When you are forced to let people down on bookings your reputation slips and people look elsewhere to book, promoters want to put on shows and unless you can make a name for yourself as an independent, they will not look at you, yet seem to go for the cesspool of freebie wrestlers who think they can wrestle.


This is fortunately not the case with me, my arm is getting better and I have found an elbow pad supports the arm when training. However, sometimes I feel that fear of losing what you have, being a wrestler is not an easy thing to be, you are constantly frightened.


Constantly frightened the person you face doesn’t know what they are doing, frightened that they are going to injure you, frightened that letting down a promoter means that you are going to be blackballed.


I know my biggest fear is that I am just being allowed to wrestle because I have a car, to ferry the real talent about. One promoter told me straight that he books me because of my size and that I look like a wrestler, so I am quite loyal to that promoter, as well as my home grown promotion.


Others seem to realise that fear though, I have been dropped from a show by another promoter because I wasn’t able to pick people up.

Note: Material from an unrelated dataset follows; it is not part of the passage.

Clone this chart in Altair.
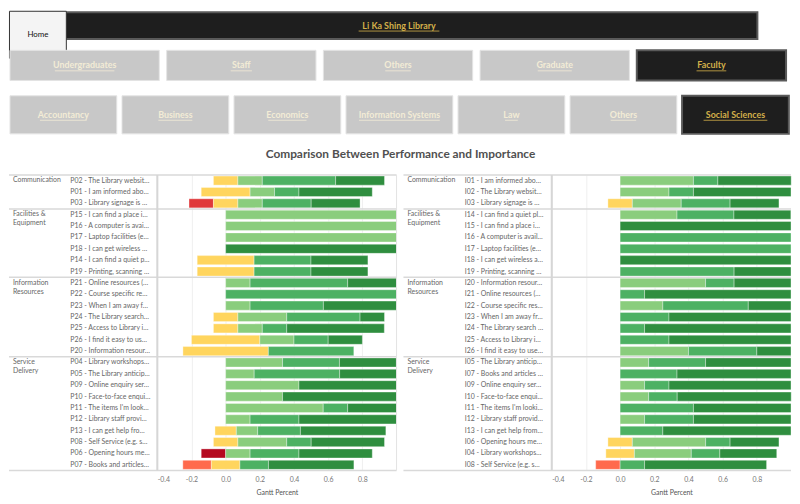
import altair as alt
import pandas as pd

# ---------------- data ----------------
LEVELS = ["1", "2", "3", "4", "5", "6", "7"]
LEVEL_COLORS = ["#B5091F", "#E0393B", "#FF6A4D", "#FFD55E", "#8ACD7D", "#4DB163", "#2F8E3F"]

GROUPS = ["Communication", "Facilities &\nEquipment", "Information\nResources", "Service\nDelivery"]
GROUP_SIZES = [3, 6, 7, 10]

P_ITEMS = [
    "P02 - The Library websit…", "P01 - I am informed abo…", "P03 - Library signage is …",
    "P15 - I can find a place i…", "P16 - A computer is avai…", "P17 - Laptop facilities (e…",
    "P18 - I can get wireless …", "P14 - I can find a quiet p…", "P19 - Printing, scanning …",
    "P21 - Online resources (…", "P22 - Course specific re…", "P23 - When I am away f…",
    "P24 - The Library search…", "P25 - Access to Library i…", "P26 - I find it easy to us…",
    "P20 - Information resour…",
    "P04 - Library workshops…", "P05 - The Library anticip…", "P09 - Online enquiry ser…",
    "P10 - Face-to-face enqui…", "P11 - The items I'm look…", "P12 - Library staff provi…",
    "P13 - I can get help fro…", "P08 - Self Service (e.g. s…", "P06 - Opening hours me…",
    "P07 - Books and articles…",
]
P_L1 = [0, 0, 0, 0, 0, 0, 0, 0, 0, 0, 0, 0, 0, 0, 0, 0, 0, 0, 0, 0, 0, 0, 0, 0, 0.143, 0]
P_L2 = [0, 0, 0.143, 0, 0, 0, 0, 0, 0, 0, 0, 0, 0, 0, 0, 0, 0, 0, 0, 0, 0, 0, 0, 0, 0, 0]
P_L3 = [0, 0, 0, 0, 0, 0, 0, 0, 0, 0, 0, 0, 0, 0, 0, 0, 0, 0, 0, 0, 0, 0, 0, 0, 0, 0.167]
P_L4 = [0.143, 0.286, 0.143, 0, 0, 0, 0, 0.333, 0.333, 0, 0, 0, 0.143, 0.143, 0.4, 0.5,
        0, 0, 0, 0, 0, 0, 0.125, 0.143, 0, 0.167]
P_L5 = [0.143, 0.143, 0.143, 1.0, 1.0, 1.0, 0, 0, 0, 0.143, 0, 0.143, 0.286, 0.143, 0.2, 0,
        0.333, 0.167, 0.429, 0.333, 0.571, 0.143, 0.125, 0.286, 0.143, 0]
P_L6 = [0.429, 0.143, 0.286, 0, 0, 0, 0, 0.333, 0.333, 0.571, 1.0, 0.429, 0.429, 0.143, 0.2, 0.5,
        0.333, 0.5, 0, 0, 0.143, 0.286, 0.25, 0.143, 0.286, 0.167]
P_L7 = [0.286, 0.429, 0.286, 0, 0, 0, 1.0, 0.333, 0.333, 0.286, 0, 0.429, 0.143, 0.571, 0.2, 0,
        0.333, 0.333, 0.571, 0.667, 0.286, 0.571, 0.5, 0.429, 0.429, 0.5]

I_ITEMS = [
    "I01 - I am informed abo…", "I02 - The Library websit…", "I03 - Library signage is …",
    "I14 - I can find a quiet pl…", "I15 - I can find a place i…", "I16 - A computer is avail…",
    "I17 - Laptop facilities (e…", "I18 - I can get wireless a…", "I19 - Printing, scanning …",
    "I20 - Information resour…", "I21 - Online resources (…", "I22 - Course specific res…",
    "I23 - When I am away fr…", "I24 - The Library search …", "I25 - Access to Library i…",
    "I26 - I find it easy to use…",
    "I05 - The Library anticip…", "I07 - Books and articles …", "I09 - Online enquiry ser…",
    "I10 - Face-to-face enqui…", "I11 - The items I'm looki…", "I12 - Library staff provid…",
    "I13 - I can get help from…", "I06 - Opening hours me…", "I04 - Library workshops…",
    "I08 - Self Service (e.g. s…",
]
I_L1 = [0] * 26
I_L2 = [0] * 26
I_L3 = [0, 0, 0, 0, 0, 0, 0, 0, 0, 0, 0, 0, 0, 0, 0, 0, 0, 0, 0, 0, 0, 0, 0, 0, 0, 0.143]
I_L4 = [0, 0, 0.143, 0, 0, 0, 0, 0, 0, 0, 0, 0, 0, 0, 0, 0, 0, 0, 0, 0, 0, 0, 0, 0.143, 0.167, 0]
I_L5 = [0.429, 0.286, 0.286, 0.333, 0, 0, 0, 0, 0, 0.5, 0, 0.25, 0, 0, 0, 0.4,
        0.167, 0, 0.143, 0.167, 0, 0.143, 0, 0.429, 0.333, 0]
I_L6 = [0.143, 0.143, 0.286, 0.333, 0, 1.0, 1.0, 0, 0.667, 0.167, 0.143, 0.5, 0.286, 0.143, 0.286, 0.4,
        0.333, 0.333, 0.143, 0.167, 0.429, 0.286, 0.25, 0.143, 0.167, 0.143]
I_L7 = [0.429, 0.571, 0.286, 0.333, 1.0, 0, 0, 1.0, 0.333, 0.333, 0.857, 0.25, 0.714, 0.857, 0.714, 0.2,
        0.5, 0.667, 0.714, 0.667, 0.571, 0.571, 0.75, 0.286, 0.333, 0.714]

ROW1_BUTTONS = ["Undergraduates", "Staff", "Others", "Graduate", "Faculty"]
ROW1_SELECTED = "Faculty"
ROW2_BUTTONS = ["Accountancy", "Business", "Economics", "Information Systems", "Law", "Others", "Social Sciences"]
ROW2_SELECTED = "Social Sciences"
HEADER_TITLE = "Li Ka Shing Library"
CHART_TITLE = "Comparison Between Performance and Importance"
AXIS_TICKS = [-0.4, -0.2, 0.0, 0.2, 0.4, 0.6, 0.8]

FONT = "Lato, Open Sans, sans-serif"
GOLD = "#D4B04A"
CREAM = "#F3ECD6"
PANEL_W = 242
ROW_H = 11.5
PANEL_H = ROW_H * 26
LABEL_W = 150


def group_of(n_items):
    out = []
    for g, s in zip(GROUPS, GROUP_SIZES):
        out += [g] * s
    return out[:n_items]


def build_panel(items, level_lists, right_border):
    groups = group_of(len(items))
    rows = []
    for i, item in enumerate(items):
        vals = [lv[i] for lv in level_lists]
        start = -(vals[0] + vals[1] + vals[2] + vals[3] / 2.0)
        for lev, v in zip(LEVELS, vals):
            if v > 0:
                rows.append({"item": item, "level": lev, "x0": start, "x1": start + v})
                start += v
    bars_df = pd.DataFrame(rows)
    items_df = pd.DataFrame({"item": items, "group": groups})
    firsts = items_df.drop_duplicates("group")

    yscale = alt.Scale(domain=items, paddingInner=0, paddingOuter=0)
    xscale = alt.Scale(domain=[-0.4, 1.0], nice=False, zero=False)

    base_y = alt.Y("item:N", scale=yscale, axis=None)

    bars = alt.Chart(bars_df).mark_bar(
        height=alt.RelativeBandSize(0.8), stroke="white", strokeWidth=0.5, strokeOpacity=0.7
    ).encode(
        x=alt.X("x0:Q", scale=xscale, axis=alt.Axis(
            values=AXIS_TICKS, format=".1f", title="Gantt Percent", grid=True,
            gridColor="#EFEFEF", gridWidth=1, domain=False, ticks=False,
            labelFontSize=7, labelColor="#777777", labelFont=FONT, labelPadding=5,
            labelExpr="replace(datum.label, '−', '-')",
            titleFontSize=7, titleColor="#555555", titleFont=FONT, titleFontWeight="normal",
            titlePadding=6)),
        x2="x1:Q",
        y=base_y,
        color=alt.Color("level:N", scale=alt.Scale(domain=LEVELS, range=LEVEL_COLORS), legend=None),
    )

    seps = alt.Chart(firsts).mark_rule(color="#D9D9D9", strokeWidth=1.5).encode(
        x=alt.value(-LABEL_W), x2=alt.value(PANEL_W),
        y=alt.Y("item:N", scale=yscale, axis=None, bandPosition=0),
    )
    bottom = alt.Chart(firsts.head(1)).mark_rule(color="#D9D9D9", strokeWidth=1.5).encode(
        x=alt.value(-LABEL_W), x2=alt.value(PANEL_W), y=alt.value(PANEL_H),
    )
    leftline = alt.Chart(firsts.head(1)).mark_rule(color="#D6D6D6", strokeWidth=2).encode(
        x=alt.value(0), y=alt.value(0), y2=alt.value(PANEL_H),
    )
    item_text = alt.Chart(items_df).mark_text(
        align="left", baseline="middle", fontSize=7, font=FONT, color="#666666"
    ).encode(x=alt.value(-88), y=base_y, text="item:N")
    group_text = alt.Chart(firsts).mark_text(
        align="left", baseline="top", fontSize=7, font=FONT, color="#666666",
        lineBreak="\n", lineHeight=9, dy=1.5
    ).encode(
        x=alt.value(-146), y=alt.Y("item:N", scale=yscale, axis=None, bandPosition=0),
        text="group:N",
    )
    layers = [seps, bottom, bars, leftline, item_text, group_text]
    if right_border:
        rb = alt.Chart(firsts.head(1)).mark_rule(color="#E3E3E3", strokeWidth=1).encode(
            x=alt.value(PANEL_W), y=alt.value(0), y2=alt.value(PANEL_H))
        layers.append(rb)
    return alt.layer(*layers).properties(width=PANEL_W, height=PANEL_H)


# ---------------- header ----------------
# header coordinates are page pixels minus the 8px margin; the header view starts at
# LABEL_W so that it lines up with the panels below (marks to the left are unclipped)
HDR_W, HDR_H = 784, 156
btn = []
btn.append({"x": 32, "x2": 757, "y": 1.5, "y2": 28.5, "fill": "#1E1E1E", "stroke": "#5A5A5A", "sw": 2,
            "label": HEADER_TITLE, "tcol": GOLD, "kind": "b"})
btn.append({"x": 0.5, "x2": 58, "y": 0.5, "y2": 48, "fill": "#F4F4F4", "stroke": "#333333", "sw": 1,
            "label": "Home", "tcol": "#111111", "kind": "h"})
for i, name in enumerate(ROW1_BUTTONS):
    x0 = 1 + i * 158.5
    sel = name == ROW1_SELECTED
    btn.append({"x": x0, "x2": x0 + 151, "y": 40, "y2": 70.5,
                "fill": "#1E1E1E" if sel else "#C8C8C8",
                "stroke": "#5A5A5A" if sel else "#E4E4E4", "sw": 2 if sel else 1,
                "label": name, "tcol": GOLD if sel else CREAM, "kind": "b"})
for i, name in enumerate(ROW2_BUTTONS):
    x0 = 1 + i * 113.3
    sel = name == ROW2_SELECTED
    btn.append({"x": x0, "x2": x0 + 108, "y": 86, "y2": 124.5,
                "fill": "#1E1E1E" if sel else "#C8C8C8",
                "stroke": "#5A5A5A" if sel else "#E4E4E4", "sw": 2 if sel else 1,
                "label": name, "tcol": GOLD if sel else CREAM, "kind": "b"})
hdf = pd.DataFrame(btn)
hdf["cx"] = (hdf["x"] + hdf["x2"]) / 2
hdf["cy"] = (hdf["y"] + hdf["y2"]) / 2
hdf["uw"] = hdf["label"].str.len() * 4.3
hdf["ux"] = hdf["cx"] - hdf["uw"] / 2
hdf["ux2"] = hdf["cx"] + hdf["uw"] / 2
hdf["uy"] = hdf["cy"] + 5.5
hdf["order"] = range(len(hdf))

hx = alt.Scale(domain=[LABEL_W, HDR_W], range=[0, HDR_W - LABEL_W], nice=False, zero=False)
hy = alt.Scale(domain=[HDR_H, 0], nice=False, zero=False)

rects = alt.Chart(hdf).mark_rect().encode(
    x=alt.X("x:Q", scale=hx, axis=None), x2="x2:Q",
    y=alt.Y("y:Q", scale=hy, axis=None), y2="y2:Q",
    color=alt.Color("fill:N", scale=None),
    stroke=alt.Stroke("stroke:N", scale=None),
    strokeWidth=alt.StrokeWidth("sw:Q", scale=None),
    order="order:Q",
)
btn_text = alt.Chart(hdf[hdf["kind"] == "b"]).mark_text(
    fontSize=9, font=FONT, fontWeight="bold", baseline="middle", align="center"
).encode(
    x=alt.X("cx:Q", scale=hx, axis=None), y=alt.Y("cy:Q", scale=hy, axis=None),
    text="label:N", color=alt.Color("tcol:N", scale=None),
)
underline = alt.Chart(hdf[hdf["kind"] == "b"]).mark_rule(strokeWidth=0.8).encode(
    x=alt.X("ux:Q", scale=hx, axis=None), x2="ux2:Q",
    y=alt.Y("uy:Q", scale=hy, axis=None),
    color=alt.Color("tcol:N", scale=None),
)
home_text = alt.Chart(hdf[hdf["kind"] == "h"]).mark_text(
    fontSize=8, font=FONT, baseline="middle", align="center"
).encode(
    x=alt.X("cx:Q", scale=hx, axis=None), y=alt.Y("cy:Q", scale=hy, axis=None),
    text="label:N", color=alt.Color("tcol:N", scale=None),
)
title_df = pd.DataFrame({"t": [CHART_TITLE], "x": [396], "y": [145]})
title_text = alt.Chart(title_df).mark_text(
    fontSize=12, font=FONT, fontWeight="bold", color="#505050", baseline="middle", align="center"
).encode(
    x=alt.X("x:Q", scale=hx, axis=None), y=alt.Y("y:Q", scale=hy, axis=None), text="t:N",
)
header = alt.layer(rects, btn_text, underline, home_text, title_text).properties(
    width=HDR_W - LABEL_W, height=HDR_H
)

left = build_panel(P_ITEMS, [P_L1, P_L2, P_L3, P_L4, P_L5, P_L6, P_L7], True)
right = build_panel(I_ITEMS, [I_L1, I_L2, I_L3, I_L4, I_L5, I_L6, I_L7], False)

panels = alt.hconcat(left, right, spacing=5).resolve_scale(x="independent", y="independent", color="shared")

chart = alt.vconcat(header, panels, spacing=9).properties(padding=0).configure_view(stroke=None)

chart.save("out.html", embed_options={"renderer": "svg", "actions": False})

Before any confusion sets in, someone has to drive and usually it is me, but you tend to know when you are driving as a part of something and not because of something. I’m hoping the people who regularly get in the car with me know me a little better than to think I am talking about them.


So what happens when I finally recover only to find someone has taken my place? Work hard at it again, hell I’ve hardly been wrestling for 2 years and done much more than I had even expected to do in 5, ok, so I’ve been used to ferry better wrestlers around, but I have used that opportunity to learn from their experience.


A wrestler lives with that fear each time he steps into the ring, we are harsh with each other sometimes when mistakes are made because we have to be 100% safe. This moves into the social life too, we have to trust one another to work together. I met a 20 year veteran who looked at me as though I was the crap on their shoe, they had never met me before and here I was shaking their hand proclaiming I was a wrestler. That moment I kind of understood something about being a wrestler…


Wrestlers are ten a penny but the intricately important thing is that the show itself is much more important that the people who take part in it. You have to be selfless in this game and our main problem is that there are too many primadonnas and too many selfish wrestlers who “have to get this move into the match”.


So I’ve missed out on a few things because of certain events, well my time will come again, I will train in the gym and I will work hard at becoming a good wrestler, someone may fill my shoes but it’s for the good of the show, it isn’t personal, if it is, then that is just sad.